(Plotting code records)
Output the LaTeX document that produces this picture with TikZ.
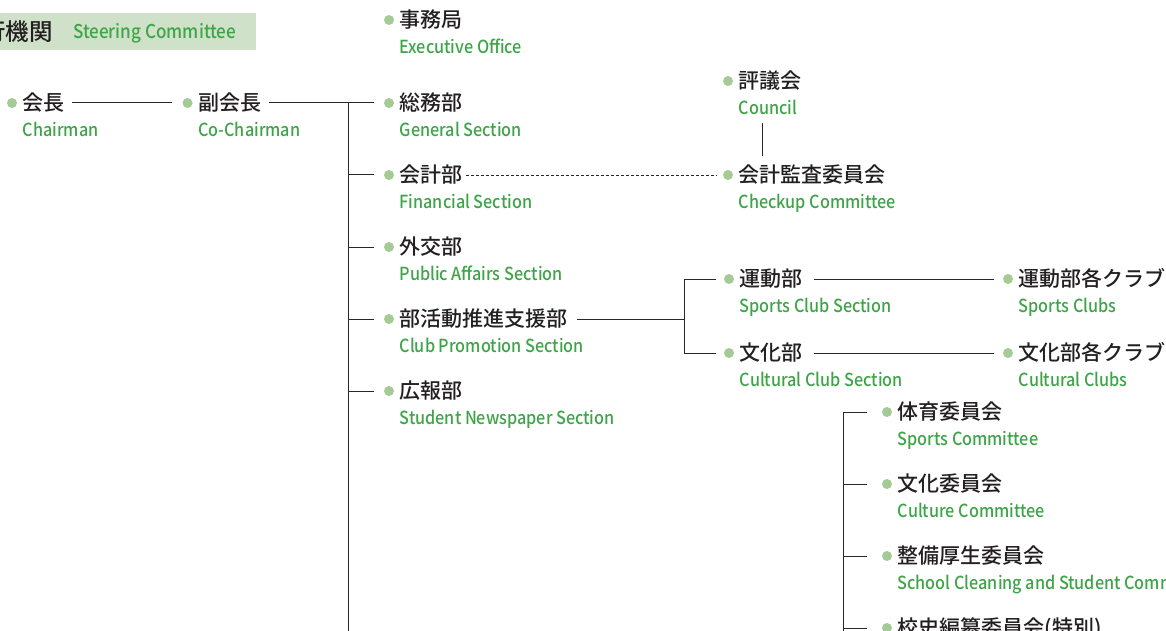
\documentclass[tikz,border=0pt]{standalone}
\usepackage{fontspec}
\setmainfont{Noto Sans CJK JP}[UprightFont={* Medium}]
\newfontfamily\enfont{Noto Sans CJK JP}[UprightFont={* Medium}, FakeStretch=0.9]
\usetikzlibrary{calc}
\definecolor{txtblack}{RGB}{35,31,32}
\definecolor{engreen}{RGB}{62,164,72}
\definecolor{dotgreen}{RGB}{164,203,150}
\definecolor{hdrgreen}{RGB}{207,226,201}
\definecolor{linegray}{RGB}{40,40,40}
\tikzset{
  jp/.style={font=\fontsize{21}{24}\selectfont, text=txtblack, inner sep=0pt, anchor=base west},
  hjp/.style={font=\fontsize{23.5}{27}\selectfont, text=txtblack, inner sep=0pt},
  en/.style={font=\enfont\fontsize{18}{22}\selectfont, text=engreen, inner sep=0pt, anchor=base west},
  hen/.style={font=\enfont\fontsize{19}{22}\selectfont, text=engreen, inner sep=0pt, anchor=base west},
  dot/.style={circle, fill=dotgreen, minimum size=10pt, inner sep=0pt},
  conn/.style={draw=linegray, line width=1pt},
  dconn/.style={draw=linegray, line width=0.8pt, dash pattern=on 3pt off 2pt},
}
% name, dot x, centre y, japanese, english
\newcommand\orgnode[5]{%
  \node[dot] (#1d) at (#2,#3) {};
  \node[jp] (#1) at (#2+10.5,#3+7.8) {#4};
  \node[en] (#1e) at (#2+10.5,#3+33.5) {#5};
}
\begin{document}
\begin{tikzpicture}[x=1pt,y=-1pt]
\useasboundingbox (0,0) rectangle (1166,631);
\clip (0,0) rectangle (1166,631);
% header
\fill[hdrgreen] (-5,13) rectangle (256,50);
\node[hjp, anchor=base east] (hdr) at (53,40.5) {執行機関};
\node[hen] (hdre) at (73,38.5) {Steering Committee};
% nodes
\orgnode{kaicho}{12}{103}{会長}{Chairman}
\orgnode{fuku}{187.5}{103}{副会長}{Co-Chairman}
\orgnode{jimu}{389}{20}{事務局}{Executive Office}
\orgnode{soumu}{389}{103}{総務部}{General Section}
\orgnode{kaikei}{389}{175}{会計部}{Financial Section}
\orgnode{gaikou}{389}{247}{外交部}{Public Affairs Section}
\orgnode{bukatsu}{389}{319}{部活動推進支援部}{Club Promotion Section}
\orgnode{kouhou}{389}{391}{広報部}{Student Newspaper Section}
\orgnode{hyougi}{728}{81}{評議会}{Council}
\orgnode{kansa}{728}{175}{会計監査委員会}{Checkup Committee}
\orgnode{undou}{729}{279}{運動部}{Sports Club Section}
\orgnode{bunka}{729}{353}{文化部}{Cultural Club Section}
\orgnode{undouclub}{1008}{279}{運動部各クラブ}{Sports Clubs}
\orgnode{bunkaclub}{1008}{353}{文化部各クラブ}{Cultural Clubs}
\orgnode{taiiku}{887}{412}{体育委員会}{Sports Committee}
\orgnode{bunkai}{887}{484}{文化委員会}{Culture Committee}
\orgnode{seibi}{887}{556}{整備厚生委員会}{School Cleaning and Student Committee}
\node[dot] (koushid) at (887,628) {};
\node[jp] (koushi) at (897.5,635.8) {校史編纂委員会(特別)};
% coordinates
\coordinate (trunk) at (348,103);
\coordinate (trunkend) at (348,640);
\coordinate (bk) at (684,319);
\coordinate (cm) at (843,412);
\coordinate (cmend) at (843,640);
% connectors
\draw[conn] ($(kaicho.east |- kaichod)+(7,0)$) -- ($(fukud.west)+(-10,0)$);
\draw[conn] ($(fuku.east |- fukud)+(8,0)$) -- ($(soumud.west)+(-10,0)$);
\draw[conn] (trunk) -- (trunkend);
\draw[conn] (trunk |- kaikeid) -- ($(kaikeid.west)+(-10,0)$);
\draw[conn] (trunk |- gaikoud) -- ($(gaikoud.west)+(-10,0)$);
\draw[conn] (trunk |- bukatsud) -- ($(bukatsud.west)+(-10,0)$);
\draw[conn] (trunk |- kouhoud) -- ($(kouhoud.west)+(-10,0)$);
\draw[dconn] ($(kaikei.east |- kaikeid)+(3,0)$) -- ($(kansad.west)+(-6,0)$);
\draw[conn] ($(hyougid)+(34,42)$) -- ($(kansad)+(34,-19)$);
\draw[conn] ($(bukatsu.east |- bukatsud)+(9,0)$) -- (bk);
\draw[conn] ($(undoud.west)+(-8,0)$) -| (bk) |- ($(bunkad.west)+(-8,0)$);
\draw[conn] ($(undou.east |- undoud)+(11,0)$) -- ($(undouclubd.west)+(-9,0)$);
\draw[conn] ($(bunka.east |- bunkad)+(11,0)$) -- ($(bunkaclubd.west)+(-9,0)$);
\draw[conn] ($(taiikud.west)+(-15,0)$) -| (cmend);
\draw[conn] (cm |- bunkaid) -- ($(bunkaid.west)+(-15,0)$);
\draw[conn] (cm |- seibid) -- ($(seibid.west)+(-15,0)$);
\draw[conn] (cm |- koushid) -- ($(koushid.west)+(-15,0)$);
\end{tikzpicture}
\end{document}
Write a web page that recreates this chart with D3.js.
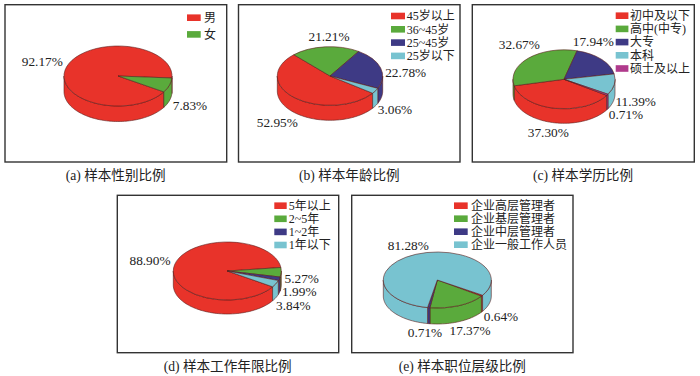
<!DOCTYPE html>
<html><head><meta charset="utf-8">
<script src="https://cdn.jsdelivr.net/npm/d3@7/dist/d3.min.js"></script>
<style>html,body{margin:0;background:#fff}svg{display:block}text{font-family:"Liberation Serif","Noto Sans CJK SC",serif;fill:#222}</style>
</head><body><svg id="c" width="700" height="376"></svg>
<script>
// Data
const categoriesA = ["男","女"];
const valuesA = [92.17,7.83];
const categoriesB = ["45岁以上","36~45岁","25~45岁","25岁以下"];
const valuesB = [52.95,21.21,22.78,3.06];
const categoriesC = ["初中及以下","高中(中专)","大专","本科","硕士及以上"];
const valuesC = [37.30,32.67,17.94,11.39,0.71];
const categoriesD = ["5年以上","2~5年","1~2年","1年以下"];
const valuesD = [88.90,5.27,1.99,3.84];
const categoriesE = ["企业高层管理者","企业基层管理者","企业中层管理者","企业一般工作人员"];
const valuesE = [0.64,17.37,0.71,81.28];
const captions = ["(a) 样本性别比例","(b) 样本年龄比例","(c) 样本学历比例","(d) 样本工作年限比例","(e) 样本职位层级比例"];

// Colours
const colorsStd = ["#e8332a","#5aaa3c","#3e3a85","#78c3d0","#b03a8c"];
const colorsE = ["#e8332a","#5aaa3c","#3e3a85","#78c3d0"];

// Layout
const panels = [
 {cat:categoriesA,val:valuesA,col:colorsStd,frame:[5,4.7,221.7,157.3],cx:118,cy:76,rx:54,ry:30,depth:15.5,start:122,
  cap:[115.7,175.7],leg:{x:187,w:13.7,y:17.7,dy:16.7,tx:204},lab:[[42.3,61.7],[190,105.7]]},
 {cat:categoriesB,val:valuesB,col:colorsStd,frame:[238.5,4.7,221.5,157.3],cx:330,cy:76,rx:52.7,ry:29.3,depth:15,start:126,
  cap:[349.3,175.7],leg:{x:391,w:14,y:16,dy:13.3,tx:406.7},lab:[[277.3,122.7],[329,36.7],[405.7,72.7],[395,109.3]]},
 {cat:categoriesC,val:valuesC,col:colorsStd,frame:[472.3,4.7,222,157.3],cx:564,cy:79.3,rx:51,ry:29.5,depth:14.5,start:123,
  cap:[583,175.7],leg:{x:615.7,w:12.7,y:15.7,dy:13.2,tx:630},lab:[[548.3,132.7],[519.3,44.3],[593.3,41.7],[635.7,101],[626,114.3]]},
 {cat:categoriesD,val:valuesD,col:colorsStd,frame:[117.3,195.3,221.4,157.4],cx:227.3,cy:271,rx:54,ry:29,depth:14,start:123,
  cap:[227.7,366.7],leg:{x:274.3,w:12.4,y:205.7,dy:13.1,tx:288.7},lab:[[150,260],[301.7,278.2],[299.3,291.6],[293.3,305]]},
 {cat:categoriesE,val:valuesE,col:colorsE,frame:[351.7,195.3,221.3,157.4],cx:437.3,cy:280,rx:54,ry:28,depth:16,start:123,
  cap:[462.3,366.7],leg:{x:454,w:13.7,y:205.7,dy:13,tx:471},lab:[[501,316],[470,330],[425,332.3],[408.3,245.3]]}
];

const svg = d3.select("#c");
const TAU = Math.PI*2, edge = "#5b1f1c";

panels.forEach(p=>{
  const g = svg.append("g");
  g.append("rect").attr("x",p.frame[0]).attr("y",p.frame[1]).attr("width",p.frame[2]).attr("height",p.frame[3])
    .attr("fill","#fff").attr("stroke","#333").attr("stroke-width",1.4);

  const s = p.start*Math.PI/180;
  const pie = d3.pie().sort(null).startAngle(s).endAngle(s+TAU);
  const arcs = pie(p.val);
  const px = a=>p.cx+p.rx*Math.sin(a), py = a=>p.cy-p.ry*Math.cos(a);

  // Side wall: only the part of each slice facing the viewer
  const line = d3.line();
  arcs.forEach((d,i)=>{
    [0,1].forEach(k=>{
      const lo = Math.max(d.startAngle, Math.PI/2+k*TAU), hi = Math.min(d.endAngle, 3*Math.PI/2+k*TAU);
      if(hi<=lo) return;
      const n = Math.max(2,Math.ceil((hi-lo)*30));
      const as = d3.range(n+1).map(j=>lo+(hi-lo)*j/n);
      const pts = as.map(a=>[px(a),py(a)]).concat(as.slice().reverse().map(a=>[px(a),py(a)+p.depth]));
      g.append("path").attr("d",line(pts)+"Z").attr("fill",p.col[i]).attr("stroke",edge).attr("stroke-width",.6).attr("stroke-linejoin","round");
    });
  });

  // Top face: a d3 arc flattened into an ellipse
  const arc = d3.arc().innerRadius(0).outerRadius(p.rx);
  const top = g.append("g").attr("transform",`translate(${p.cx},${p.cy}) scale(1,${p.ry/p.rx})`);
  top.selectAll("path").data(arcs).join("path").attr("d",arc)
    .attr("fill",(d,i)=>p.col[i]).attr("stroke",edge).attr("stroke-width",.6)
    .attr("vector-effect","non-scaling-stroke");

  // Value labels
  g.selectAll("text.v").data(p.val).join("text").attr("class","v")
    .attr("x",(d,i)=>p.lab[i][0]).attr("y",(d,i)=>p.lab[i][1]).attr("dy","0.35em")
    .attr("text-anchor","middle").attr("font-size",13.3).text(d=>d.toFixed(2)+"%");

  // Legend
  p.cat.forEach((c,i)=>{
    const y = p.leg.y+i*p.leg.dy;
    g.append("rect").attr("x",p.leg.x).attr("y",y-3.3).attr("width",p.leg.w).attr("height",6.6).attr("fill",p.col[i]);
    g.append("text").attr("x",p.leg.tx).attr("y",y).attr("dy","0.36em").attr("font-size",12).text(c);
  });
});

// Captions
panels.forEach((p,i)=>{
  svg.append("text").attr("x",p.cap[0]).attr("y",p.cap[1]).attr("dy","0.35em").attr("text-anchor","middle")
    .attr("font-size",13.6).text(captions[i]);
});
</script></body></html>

AIM OF THE EXERCISE:
Which lines hold the word "that"? Return all of them from the records above.

FULL ANSWER:
Output the LaTeX document that produces this picture with TikZ.
Write a web page that recreates this chart with D3.js.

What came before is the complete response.